Source material:
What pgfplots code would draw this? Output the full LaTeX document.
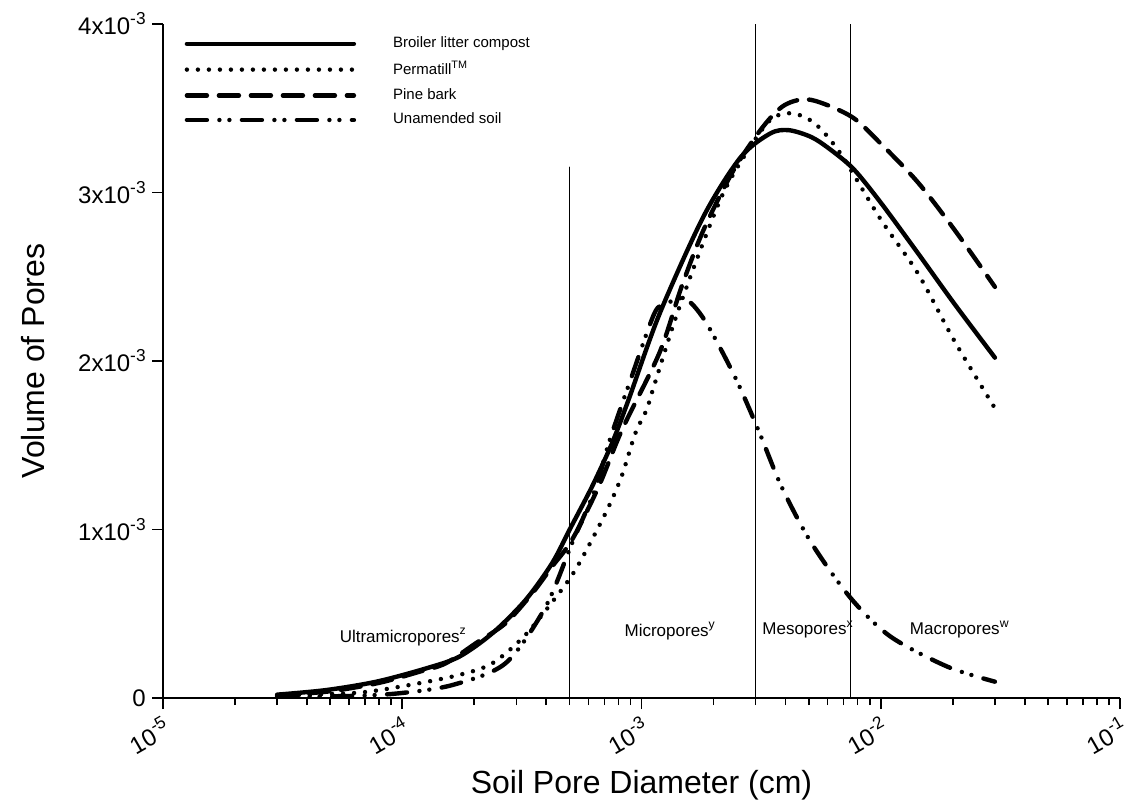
\documentclass[border=0pt]{standalone}
\usepackage{fontspec}
\setmainfont{Liberation Sans}
\usepackage{graphicx}
\usepackage{pgfplots}
\pgfplotsset{compat=1.18}
\newcommand{\sps}[1]{\raisebox{0.42em}{\scalebox{0.72}{#1}}}
\begin{document}
\begin{tikzpicture}
\useasboundingbox (-81.5pt,-56pt) rectangle (482.5pt,349pt);
\begin{axis}[
  at={(0,0)}, anchor=south west,
  scale only axis, width=478.5pt, height=337pt,
  xmode=log, xmin=1e-5, xmax=1e-1, ymin=0, ymax=0.004,
  axis lines=left,
  x axis line style={-, line width=1pt},
  y axis line style={-, line width=1pt},
  tick align=outside, major tick length=5.5pt, minor tick length=3.5pt,
  tick style={line width=0.8pt, black},
  xtick={1e-5,1e-4,1e-3,1e-2,1e-1},
  xticklabels={10\sps{-5},10\sps{-4},10\sps{-3},10\sps{-2},10\sps{-1}},
  minor xtick={2e-5,3e-5,4e-5,5e-5,6e-5,7e-5,8e-5,9e-5,2e-4,3e-4,4e-4,5e-4,6e-4,7e-4,8e-4,9e-4,2e-3,3e-3,4e-3,5e-3,6e-3,7e-3,8e-3,9e-3,2e-2,3e-2,4e-2,5e-2,6e-2,7e-2,8e-2,9e-2},
  ytick={0,0.001,0.002,0.003,0.004},
  yticklabels={0,1x10\sps{-3},2x10\sps{-3},3x10\sps{-3},4x10\sps{-3}},
  scaled y ticks=false,
  ticklabel style={font=\fontsize{12}{14}\selectfont},
  xticklabel style={rotate=30, anchor=north east, inner sep=2pt},
  yticklabel style={inner sep=3pt},
  xlabel={Soil Pore Diameter (cm)},
  ylabel={Volume of Pores},
  every axis x label/.style={at={(axis description cs:0.5,-0.129)}, anchor=center, font=\fontsize{16}{19}\selectfont},
  every axis y label/.style={at={(axis description cs:-0.136,0.5)}, rotate=90, anchor=center, font=\fontsize{16}{19}\selectfont},
  legend style={at={(0.016,0.9935)}, anchor=north west, draw=none, fill=none,
    font=\fontsize{7.5}{9}\selectfont, row sep=1.3pt,
    /tikz/every odd column/.append style={column sep=16.5pt}},
  legend cell align=left,
  legend image code/.code={\draw[#1] (0pt,0pt) -- (83.5pt,0pt);},
  every axis plot/.append style={line width=2.2pt, line cap=round, line join=round, black},
]
\addplot[smooth] coordinates {
(3.0e-5,0.00002) (4.8e-5,0.000047) (7.8e-5,0.000097) (1.26e-4,0.000176) (1.73e-4,0.000245)
(2.38e-4,0.000384) (3.27e-4,0.00058) (4.23e-4,0.00080) (5.04e-4,0.001007) (6.21e-4,0.001254)
(7.52e-4,0.00151) (8.83e-4,0.00177) (1.19e-3,0.00228) (1.82e-3,0.00286) (2.60e-3,0.00321)
(3.45e-3,0.00335) (4.12e-3,0.00337) (5.11e-3,0.00333) (6.09e-3,0.00326) (7.69e-3,0.00314)
(1.0e-2,0.00294) (1.43e-2,0.00264) (2.03e-2,0.00234) (3.0e-2,0.00202)};
\addlegendentry{Broiler litter compost}
\addplot[smooth, dash pattern=on 0pt off 5.5pt] coordinates {
(3.0e-5,0.000012) (3.49e-5,0.000018) (6.62e-5,0.000032) (1.07e-4,0.000077) (1.73e-4,0.000137)
(2.38e-4,0.000206) (3.27e-4,0.000374) (4.51e-4,0.00062) (5.29e-4,0.00076) (6.21e-4,0.00094)
(7.29e-4,0.001135) (8.28e-4,0.00132) (9.42e-4,0.00157) (1.05e-3,0.00171) (1.11e-3,0.00182)
(1.37e-3,0.00223) (1.70e-3,0.00260) (2.17e-3,0.00298) (2.7e-3,0.00322) (3.45e-3,0.00343)
(4.25e-3,0.00347) (5.3e-3,0.00341) (6.8e-3,0.00323) (1.0e-2,0.00284) (1.43e-2,0.00252)
(2.03e-2,0.00212) (3.0e-2,0.00172)};
\addlegendentry{Permatill\sps{TM}}
\addplot[smooth, dash pattern=on 10pt off 6pt] coordinates {
(3.0e-5,0.000015) (5e-5,0.00004) (8e-5,0.00009) (1.18e-4,0.000156) (1.52e-4,0.000206)
(2.03e-4,0.000325) (2.70e-4,0.000443) (3.49e-4,0.00062) (4.23e-4,0.00078) (5.13e-4,0.00094)
(6.62e-4,0.001254) (8.28e-4,0.00159) (1.19e-3,0.00205) (1.47e-3,0.00244) (1.82e-3,0.00278)
(2.42e-3,0.00313) (3.22e-3,0.00339) (3.98e-3,0.00352) (5.1e-3,0.00355) (7.55e-3,0.00345)
(1.0e-2,0.00329) (1.43e-2,0.00306) (2.03e-2,0.00278) (3.0e-2,0.00244)};
\addlegendentry{Pine bark}
\addplot[smooth, dash pattern=on 10pt off 6.25pt on 0pt off 5pt on 0pt off 6.25pt] coordinates {
(3.0e-5,0.000008) (6e-5,0.000012) (9.7e-5,0.000028) (1.62e-4,0.000077) (2.70e-4,0.000206)
(3.97e-4,0.00054) (5.13e-4,0.00092) (6.41e-4,0.00124) (7.29e-4,0.00151) (8.41e-4,0.00177)
(8.91e-4,0.00187) (1.13e-3,0.00228) (1.27e-3,0.00234) (1.52e-3,0.00237) (1.84e-3,0.00224)
(2.45e-3,0.00191) (3.08e-3,0.00159) (3.85e-3,0.001254) (5.13e-3,0.00092) (7.52e-3,0.00059)
(1.10e-2,0.000364) (1.90e-2,0.000186) (3.0e-2,0.000097)};
\addlegendentry{Unamended soil}
\addplot[forget plot, line width=0.6pt] coordinates {(5e-4,0) (5e-4,0.00315)};
\addplot[forget plot, line width=0.6pt] coordinates {(3e-3,0) (3e-3,0.004)};
\addplot[forget plot, line width=0.6pt] coordinates {(7.5e-3,0) (7.5e-3,0.004)};
\node[anchor=base west, font=\fontsize{8.5}{10}\selectfont, inner sep=0pt] at (axis cs:5.46e-5,0.000332) {Ultramicropores\sps{z}};
\node[anchor=base west, font=\fontsize{8.5}{10}\selectfont, inner sep=0pt] at (axis cs:8.47e-4,0.000368) {Micropores\sps{y}};
\node[anchor=base west, font=\fontsize{8.5}{10}\selectfont, inner sep=0pt] at (axis cs:3.19e-3,0.000374) {Mesopores\sps{x}};
\node[anchor=base west, font=\fontsize{8.5}{10}\selectfont, inner sep=0pt] at (axis cs:1.32e-2,0.000374) {Macropores\sps{w}};
\end{axis}
\end{tikzpicture}
\end{document}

Written exercise: Write out again every line above exactly as given; the pictures do not belong in the copy.

Solution below:
What pgfplots code would draw this? Output the full LaTeX document.
\documentclass[border=0pt]{standalone}
\usepackage{fontspec}
\setmainfont{Liberation Sans}
\usepackage{graphicx}
\usepackage{pgfplots}
\pgfplotsset{compat=1.18}
\newcommand{\sps}[1]{\raisebox{0.42em}{\scalebox{0.72}{#1}}}
\begin{document}
\begin{tikzpicture}
\useasboundingbox (-81.5pt,-56pt) rectangle (482.5pt,349pt);
\begin{axis}[
  at={(0,0)}, anchor=south west,
  scale only axis, width=478.5pt, height=337pt,
  xmode=log, xmin=1e-5, xmax=1e-1, ymin=0, ymax=0.004,
  axis lines=left,
  x axis line style={-, line width=1pt},
  y axis line style={-, line width=1pt},
  tick align=outside, major tick length=5.5pt, minor tick length=3.5pt,
  tick style={line width=0.8pt, black},
  xtick={1e-5,1e-4,1e-3,1e-2,1e-1},
  xticklabels={10\sps{-5},10\sps{-4},10\sps{-3},10\sps{-2},10\sps{-1}},
  minor xtick={2e-5,3e-5,4e-5,5e-5,6e-5,7e-5,8e-5,9e-5,2e-4,3e-4,4e-4,5e-4,6e-4,7e-4,8e-4,9e-4,2e-3,3e-3,4e-3,5e-3,6e-3,7e-3,8e-3,9e-3,2e-2,3e-2,4e-2,5e-2,6e-2,7e-2,8e-2,9e-2},
  ytick={0,0.001,0.002,0.003,0.004},
  yticklabels={0,1x10\sps{-3},2x10\sps{-3},3x10\sps{-3},4x10\sps{-3}},
  scaled y ticks=false,
  ticklabel style={font=\fontsize{12}{14}\selectfont},
  xticklabel style={rotate=30, anchor=north east, inner sep=2pt},
  yticklabel style={inner sep=3pt},
  xlabel={Soil Pore Diameter (cm)},
  ylabel={Volume of Pores},
  every axis x label/.style={at={(axis description cs:0.5,-0.129)}, anchor=center, font=\fontsize{16}{19}\selectfont},
  every axis y label/.style={at={(axis description cs:-0.136,0.5)}, rotate=90, anchor=center, font=\fontsize{16}{19}\selectfont},
  legend style={at={(0.016,0.9935)}, anchor=north west, draw=none, fill=none,
    font=\fontsize{7.5}{9}\selectfont, row sep=1.3pt,
    /tikz/every odd column/.append style={column sep=16.5pt}},
  legend cell align=left,
  legend image code/.code={\draw[#1] (0pt,0pt) -- (83.5pt,0pt);},
  every axis plot/.append style={line width=2.2pt, line cap=round, line join=round, black},
]
\addplot[smooth] coordinates {
(3.0e-5,0.00002) (4.8e-5,0.000047) (7.8e-5,0.000097) (1.26e-4,0.000176) (1.73e-4,0.000245)
(2.38e-4,0.000384) (3.27e-4,0.00058) (4.23e-4,0.00080) (5.04e-4,0.001007) (6.21e-4,0.001254)
(7.52e-4,0.00151) (8.83e-4,0.00177) (1.19e-3,0.00228) (1.82e-3,0.00286) (2.60e-3,0.00321)
(3.45e-3,0.00335) (4.12e-3,0.00337) (5.11e-3,0.00333) (6.09e-3,0.00326) (7.69e-3,0.00314)
(1.0e-2,0.00294) (1.43e-2,0.00264) (2.03e-2,0.00234) (3.0e-2,0.00202)};
\addlegendentry{Broiler litter compost}
\addplot[smooth, dash pattern=on 0pt off 5.5pt] coordinates {
(3.0e-5,0.000012) (3.49e-5,0.000018) (6.62e-5,0.000032) (1.07e-4,0.000077) (1.73e-4,0.000137)
(2.38e-4,0.000206) (3.27e-4,0.000374) (4.51e-4,0.00062) (5.29e-4,0.00076) (6.21e-4,0.00094)
(7.29e-4,0.001135) (8.28e-4,0.00132) (9.42e-4,0.00157) (1.05e-3,0.00171) (1.11e-3,0.00182)
(1.37e-3,0.00223) (1.70e-3,0.00260) (2.17e-3,0.00298) (2.7e-3,0.00322) (3.45e-3,0.00343)
(4.25e-3,0.00347) (5.3e-3,0.00341) (6.8e-3,0.00323) (1.0e-2,0.00284) (1.43e-2,0.00252)
(2.03e-2,0.00212) (3.0e-2,0.00172)};
\addlegendentry{Permatill\sps{TM}}
\addplot[smooth, dash pattern=on 10pt off 6pt] coordinates {
(3.0e-5,0.000015) (5e-5,0.00004) (8e-5,0.00009) (1.18e-4,0.000156) (1.52e-4,0.000206)
(2.03e-4,0.000325) (2.70e-4,0.000443) (3.49e-4,0.00062) (4.23e-4,0.00078) (5.13e-4,0.00094)
(6.62e-4,0.001254) (8.28e-4,0.00159) (1.19e-3,0.00205) (1.47e-3,0.00244) (1.82e-3,0.00278)
(2.42e-3,0.00313) (3.22e-3,0.00339) (3.98e-3,0.00352) (5.1e-3,0.00355) (7.55e-3,0.00345)
(1.0e-2,0.00329) (1.43e-2,0.00306) (2.03e-2,0.00278) (3.0e-2,0.00244)};
\addlegendentry{Pine bark}
\addplot[smooth, dash pattern=on 10pt off 6.25pt on 0pt off 5pt on 0pt off 6.25pt] coordinates {
(3.0e-5,0.000008) (6e-5,0.000012) (9.7e-5,0.000028) (1.62e-4,0.000077) (2.70e-4,0.000206)
(3.97e-4,0.00054) (5.13e-4,0.00092) (6.41e-4,0.00124) (7.29e-4,0.00151) (8.41e-4,0.00177)
(8.91e-4,0.00187) (1.13e-3,0.00228) (1.27e-3,0.00234) (1.52e-3,0.00237) (1.84e-3,0.00224)
(2.45e-3,0.00191) (3.08e-3,0.00159) (3.85e-3,0.001254) (5.13e-3,0.00092) (7.52e-3,0.00059)
(1.10e-2,0.000364) (1.90e-2,0.000186) (3.0e-2,0.000097)};
\addlegendentry{Unamended soil}
\addplot[forget plot, line width=0.6pt] coordinates {(5e-4,0) (5e-4,0.00315)};
\addplot[forget plot, line width=0.6pt] coordinates {(3e-3,0) (3e-3,0.004)};
\addplot[forget plot, line width=0.6pt] coordinates {(7.5e-3,0) (7.5e-3,0.004)};
\node[anchor=base west, font=\fontsize{8.5}{10}\selectfont, inner sep=0pt] at (axis cs:5.46e-5,0.000332) {Ultramicropores\sps{z}};
\node[anchor=base west, font=\fontsize{8.5}{10}\selectfont, inner sep=0pt] at (axis cs:8.47e-4,0.000368) {Micropores\sps{y}};
\node[anchor=base west, font=\fontsize{8.5}{10}\selectfont, inner sep=0pt] at (axis cs:3.19e-3,0.000374) {Mesopores\sps{x}};
\node[anchor=base west, font=\fontsize{8.5}{10}\selectfont, inner sep=0pt] at (axis cs:1.32e-2,0.000374) {Macropores\sps{w}};
\end{axis}
\end{tikzpicture}
\end{document}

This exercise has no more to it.